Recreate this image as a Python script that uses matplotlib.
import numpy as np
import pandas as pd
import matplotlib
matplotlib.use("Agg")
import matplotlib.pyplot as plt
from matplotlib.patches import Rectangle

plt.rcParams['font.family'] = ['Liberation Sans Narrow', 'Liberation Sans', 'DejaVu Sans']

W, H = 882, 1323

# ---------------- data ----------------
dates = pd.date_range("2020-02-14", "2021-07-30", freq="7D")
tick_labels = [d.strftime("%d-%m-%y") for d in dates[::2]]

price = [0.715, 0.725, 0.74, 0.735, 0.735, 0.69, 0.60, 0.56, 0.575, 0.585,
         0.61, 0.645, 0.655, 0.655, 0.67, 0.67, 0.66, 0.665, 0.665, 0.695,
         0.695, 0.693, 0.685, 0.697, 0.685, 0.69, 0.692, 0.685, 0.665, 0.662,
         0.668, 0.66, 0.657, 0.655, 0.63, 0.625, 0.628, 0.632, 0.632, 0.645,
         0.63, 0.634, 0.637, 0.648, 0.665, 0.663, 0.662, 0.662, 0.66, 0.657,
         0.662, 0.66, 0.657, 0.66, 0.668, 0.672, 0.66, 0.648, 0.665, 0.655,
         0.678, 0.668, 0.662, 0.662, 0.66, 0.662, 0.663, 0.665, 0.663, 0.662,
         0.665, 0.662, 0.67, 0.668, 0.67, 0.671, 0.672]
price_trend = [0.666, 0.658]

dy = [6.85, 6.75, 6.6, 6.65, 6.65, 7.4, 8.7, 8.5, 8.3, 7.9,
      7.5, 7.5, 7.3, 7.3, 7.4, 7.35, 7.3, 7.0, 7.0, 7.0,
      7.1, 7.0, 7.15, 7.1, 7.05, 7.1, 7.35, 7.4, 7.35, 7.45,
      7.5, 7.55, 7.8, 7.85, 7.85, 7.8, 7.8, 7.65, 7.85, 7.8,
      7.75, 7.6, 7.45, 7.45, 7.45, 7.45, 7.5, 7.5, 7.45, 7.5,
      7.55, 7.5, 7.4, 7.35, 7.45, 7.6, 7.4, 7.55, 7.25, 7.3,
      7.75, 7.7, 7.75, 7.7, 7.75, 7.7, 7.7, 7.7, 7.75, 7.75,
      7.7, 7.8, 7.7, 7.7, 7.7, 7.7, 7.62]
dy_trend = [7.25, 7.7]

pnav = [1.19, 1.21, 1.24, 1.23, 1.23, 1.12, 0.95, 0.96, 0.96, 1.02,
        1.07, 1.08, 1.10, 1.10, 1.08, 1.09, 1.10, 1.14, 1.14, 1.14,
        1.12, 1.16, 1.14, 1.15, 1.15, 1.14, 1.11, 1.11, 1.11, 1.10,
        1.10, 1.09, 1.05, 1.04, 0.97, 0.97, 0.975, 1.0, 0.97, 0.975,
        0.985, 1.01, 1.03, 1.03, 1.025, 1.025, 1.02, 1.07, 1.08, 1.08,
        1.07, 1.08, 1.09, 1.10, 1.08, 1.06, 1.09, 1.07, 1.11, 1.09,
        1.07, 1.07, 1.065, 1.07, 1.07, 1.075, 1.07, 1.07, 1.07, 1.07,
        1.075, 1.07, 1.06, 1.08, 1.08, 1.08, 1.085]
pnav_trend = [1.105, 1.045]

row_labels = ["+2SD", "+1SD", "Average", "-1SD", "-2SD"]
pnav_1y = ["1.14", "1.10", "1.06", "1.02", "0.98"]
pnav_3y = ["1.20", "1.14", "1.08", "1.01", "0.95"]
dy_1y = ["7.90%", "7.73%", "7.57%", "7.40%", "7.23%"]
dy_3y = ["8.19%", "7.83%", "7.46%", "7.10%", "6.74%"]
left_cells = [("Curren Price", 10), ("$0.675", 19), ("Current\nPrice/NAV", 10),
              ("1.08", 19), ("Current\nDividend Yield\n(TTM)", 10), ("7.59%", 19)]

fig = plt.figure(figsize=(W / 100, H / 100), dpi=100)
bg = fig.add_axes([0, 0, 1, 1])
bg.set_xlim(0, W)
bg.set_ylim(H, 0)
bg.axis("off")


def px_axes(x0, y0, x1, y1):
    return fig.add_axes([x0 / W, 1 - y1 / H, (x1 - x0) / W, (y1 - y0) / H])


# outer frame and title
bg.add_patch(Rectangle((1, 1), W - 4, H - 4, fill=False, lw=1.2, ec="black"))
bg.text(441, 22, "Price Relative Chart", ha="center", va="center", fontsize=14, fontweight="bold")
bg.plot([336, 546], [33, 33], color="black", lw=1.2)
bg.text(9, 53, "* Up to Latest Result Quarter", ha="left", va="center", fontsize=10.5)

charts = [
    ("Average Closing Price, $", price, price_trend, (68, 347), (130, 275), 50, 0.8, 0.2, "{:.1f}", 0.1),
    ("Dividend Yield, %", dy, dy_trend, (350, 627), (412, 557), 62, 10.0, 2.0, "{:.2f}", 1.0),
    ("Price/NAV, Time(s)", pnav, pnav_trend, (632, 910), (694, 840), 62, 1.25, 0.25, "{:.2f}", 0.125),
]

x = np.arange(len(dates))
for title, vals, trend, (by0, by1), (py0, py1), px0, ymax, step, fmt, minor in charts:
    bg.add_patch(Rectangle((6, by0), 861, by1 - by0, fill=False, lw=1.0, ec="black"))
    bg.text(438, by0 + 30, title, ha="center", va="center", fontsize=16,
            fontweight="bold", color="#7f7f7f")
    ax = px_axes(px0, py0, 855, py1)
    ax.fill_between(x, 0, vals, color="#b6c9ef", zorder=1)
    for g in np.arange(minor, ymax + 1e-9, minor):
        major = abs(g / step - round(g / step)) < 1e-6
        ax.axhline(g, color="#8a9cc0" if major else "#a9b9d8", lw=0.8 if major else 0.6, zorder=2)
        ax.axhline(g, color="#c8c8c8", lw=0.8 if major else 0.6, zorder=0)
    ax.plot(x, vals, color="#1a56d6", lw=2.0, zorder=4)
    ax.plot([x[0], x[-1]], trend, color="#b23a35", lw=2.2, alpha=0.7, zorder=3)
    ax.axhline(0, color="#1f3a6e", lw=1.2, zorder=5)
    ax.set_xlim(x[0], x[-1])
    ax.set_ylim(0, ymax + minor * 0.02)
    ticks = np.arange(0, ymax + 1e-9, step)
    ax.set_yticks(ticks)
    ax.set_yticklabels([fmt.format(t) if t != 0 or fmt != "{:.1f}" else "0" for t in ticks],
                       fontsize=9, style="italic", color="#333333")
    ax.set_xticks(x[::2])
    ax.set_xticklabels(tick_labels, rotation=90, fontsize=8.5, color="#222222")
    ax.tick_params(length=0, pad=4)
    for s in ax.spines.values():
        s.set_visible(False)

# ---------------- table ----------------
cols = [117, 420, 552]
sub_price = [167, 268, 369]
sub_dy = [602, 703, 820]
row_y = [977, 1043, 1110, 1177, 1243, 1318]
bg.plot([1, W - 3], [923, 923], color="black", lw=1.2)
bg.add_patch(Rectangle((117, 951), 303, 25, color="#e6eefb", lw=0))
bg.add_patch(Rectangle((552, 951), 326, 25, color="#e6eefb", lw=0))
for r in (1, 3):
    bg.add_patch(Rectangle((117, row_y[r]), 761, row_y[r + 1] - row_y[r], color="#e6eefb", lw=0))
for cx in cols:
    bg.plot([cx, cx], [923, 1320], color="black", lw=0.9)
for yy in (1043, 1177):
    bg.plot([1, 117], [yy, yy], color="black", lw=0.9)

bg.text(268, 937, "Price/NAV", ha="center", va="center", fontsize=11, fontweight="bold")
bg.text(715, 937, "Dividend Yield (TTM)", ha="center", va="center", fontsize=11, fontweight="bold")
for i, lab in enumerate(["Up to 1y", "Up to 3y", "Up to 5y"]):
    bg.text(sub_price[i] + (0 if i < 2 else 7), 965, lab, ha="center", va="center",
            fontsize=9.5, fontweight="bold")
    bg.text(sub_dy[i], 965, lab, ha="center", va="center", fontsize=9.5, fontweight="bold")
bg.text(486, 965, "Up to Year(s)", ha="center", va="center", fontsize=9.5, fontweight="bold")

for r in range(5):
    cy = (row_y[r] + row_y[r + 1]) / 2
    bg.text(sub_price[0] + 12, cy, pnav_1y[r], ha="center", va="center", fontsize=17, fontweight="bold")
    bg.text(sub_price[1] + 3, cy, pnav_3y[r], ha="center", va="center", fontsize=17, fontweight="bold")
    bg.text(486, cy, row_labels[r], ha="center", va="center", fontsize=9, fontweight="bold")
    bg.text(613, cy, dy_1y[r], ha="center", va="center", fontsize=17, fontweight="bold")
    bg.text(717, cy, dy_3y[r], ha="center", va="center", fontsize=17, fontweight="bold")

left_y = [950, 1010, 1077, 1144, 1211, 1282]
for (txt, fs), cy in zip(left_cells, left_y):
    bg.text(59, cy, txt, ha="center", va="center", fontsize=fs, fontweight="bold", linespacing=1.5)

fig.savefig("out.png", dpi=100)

--

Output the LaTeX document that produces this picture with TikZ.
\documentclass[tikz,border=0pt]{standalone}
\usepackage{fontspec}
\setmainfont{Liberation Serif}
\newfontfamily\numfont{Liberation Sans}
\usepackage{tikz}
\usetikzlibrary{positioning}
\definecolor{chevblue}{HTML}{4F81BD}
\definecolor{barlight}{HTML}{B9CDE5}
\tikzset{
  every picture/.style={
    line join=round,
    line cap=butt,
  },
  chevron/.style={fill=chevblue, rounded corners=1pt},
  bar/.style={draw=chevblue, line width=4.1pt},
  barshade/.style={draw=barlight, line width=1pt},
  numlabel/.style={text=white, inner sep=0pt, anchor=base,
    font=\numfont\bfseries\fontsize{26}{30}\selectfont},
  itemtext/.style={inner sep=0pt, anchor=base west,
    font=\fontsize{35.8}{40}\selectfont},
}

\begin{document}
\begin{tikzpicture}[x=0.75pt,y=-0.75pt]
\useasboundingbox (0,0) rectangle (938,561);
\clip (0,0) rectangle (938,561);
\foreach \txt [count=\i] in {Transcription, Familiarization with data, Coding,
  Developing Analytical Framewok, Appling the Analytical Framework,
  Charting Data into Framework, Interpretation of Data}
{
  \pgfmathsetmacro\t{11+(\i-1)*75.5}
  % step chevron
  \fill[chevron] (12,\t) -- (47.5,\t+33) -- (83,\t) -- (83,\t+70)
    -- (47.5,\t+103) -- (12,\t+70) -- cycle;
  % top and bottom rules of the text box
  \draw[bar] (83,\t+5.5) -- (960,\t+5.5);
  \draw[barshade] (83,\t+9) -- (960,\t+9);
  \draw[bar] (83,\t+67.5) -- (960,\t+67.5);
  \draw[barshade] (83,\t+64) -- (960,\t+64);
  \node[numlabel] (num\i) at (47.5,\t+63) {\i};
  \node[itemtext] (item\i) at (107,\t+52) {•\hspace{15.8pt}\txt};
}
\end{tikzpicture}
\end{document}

_Request_
Extract exactly and only the span of lines that begins at the line containing "Recreate this image" and ends at the line containing "dy_trend = [7.25, 7.7]".

_Exercise response_
Recreate this image as a Python script that uses matplotlib.
import numpy as np
import pandas as pd
import matplotlib
matplotlib.use("Agg")
import matplotlib.pyplot as plt
from matplotlib.patches import Rectangle

plt.rcParams['font.family'] = ['Liberation Sans Narrow', 'Liberation Sans', 'DejaVu Sans']

W, H = 882, 1323

# ---------------- data ----------------
dates = pd.date_range("2020-02-14", "2021-07-30", freq="7D")
tick_labels = [d.strftime("%d-%m-%y") for d in dates[::2]]

price = [0.715, 0.725, 0.74, 0.735, 0.735, 0.69, 0.60, 0.56, 0.575, 0.585,
         0.61, 0.645, 0.655, 0.655, 0.67, 0.67, 0.66, 0.665, 0.665, 0.695,
         0.695, 0.693, 0.685, 0.697, 0.685, 0.69, 0.692, 0.685, 0.665, 0.662,
         0.668, 0.66, 0.657, 0.655, 0.63, 0.625, 0.628, 0.632, 0.632, 0.645,
         0.63, 0.634, 0.637, 0.648, 0.665, 0.663, 0.662, 0.662, 0.66, 0.657,
         0.662, 0.66, 0.657, 0.66, 0.668, 0.672, 0.66, 0.648, 0.665, 0.655,
         0.678, 0.668, 0.662, 0.662, 0.66, 0.662, 0.663, 0.665, 0.663, 0.662,
         0.665, 0.662, 0.67, 0.668, 0.67, 0.671, 0.672]
price_trend = [0.666, 0.658]

dy = [6.85, 6.75, 6.6, 6.65, 6.65, 7.4, 8.7, 8.5, 8.3, 7.9,
      7.5, 7.5, 7.3, 7.3, 7.4, 7.35, 7.3, 7.0, 7.0, 7.0,
      7.1, 7.0, 7.15, 7.1, 7.05, 7.1, 7.35, 7.4, 7.35, 7.45,
      7.5, 7.55, 7.8, 7.85, 7.85, 7.8, 7.8, 7.65, 7.85, 7.8,
      7.75, 7.6, 7.45, 7.45, 7.45, 7.45, 7.5, 7.5, 7.45, 7.5,
      7.55, 7.5, 7.4, 7.35, 7.45, 7.6, 7.4, 7.55, 7.25, 7.3,
      7.75, 7.7, 7.75, 7.7, 7.75, 7.7, 7.7, 7.7, 7.75, 7.75,
      7.7, 7.8, 7.7, 7.7, 7.7, 7.7, 7.62]
dy_trend = [7.25, 7.7]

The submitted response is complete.